Suppose someone kidnaps someone close to you, and demands all of your life savings. Kidnapping is a federal crime, because those who are kidnapped might be moved across state lines. The FBI is brought in, and negotiators are given the task of handling the job. Someone says to you that you are part of the problem. You should try to reach a compromise in which you give, say, half of your life savings to the kidnappers, in exchange for your loved one. That's called "compromise." What's wrong with you? You're obviously just as much to blame as the kidnapper. Maybe more. Why won't you compromise?
Realistically, you might pay the ransom rather than risk your loved one by alerting the FBI, but I'm addressing the philosophy here. Just go with it.

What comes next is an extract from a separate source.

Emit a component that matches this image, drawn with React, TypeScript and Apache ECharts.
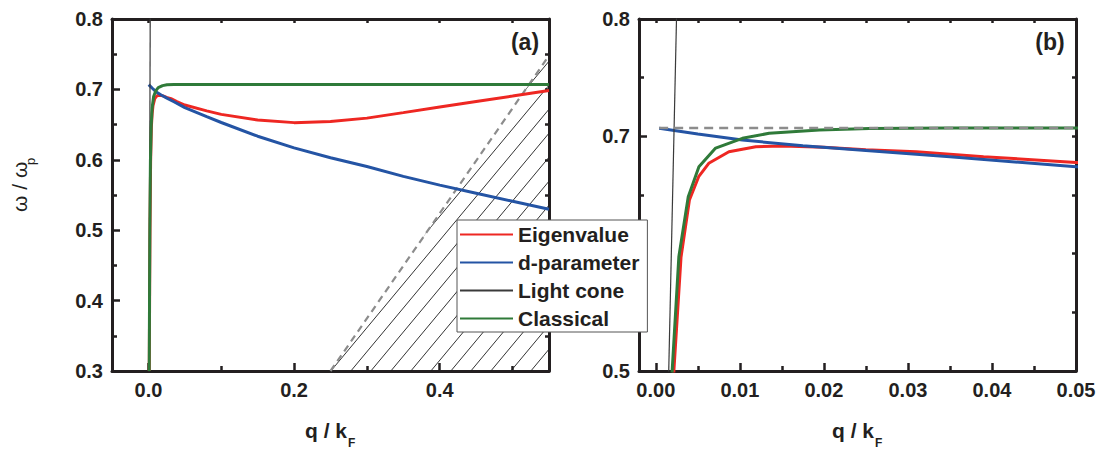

There are two problems with the moral demand that you compromise. First, the demand is that you give something up that the hostage-taker has no moral right to demand. The hostage-taker didn't offer to sell you something in exchange for money, creating a situation in which the price is something over which you haggle. The second problem is that the tactic itself takes away the hostage-taker's moral authority to demand any compromise.
Compromise is not an intrinsic moral good, and telling someone to compromise when circumstances don't warrant it is problematic. I'll have more to say about this over the weekend, I think, as it relates to academic theories of political bargaining and negotiation, but this is just something that bugs me.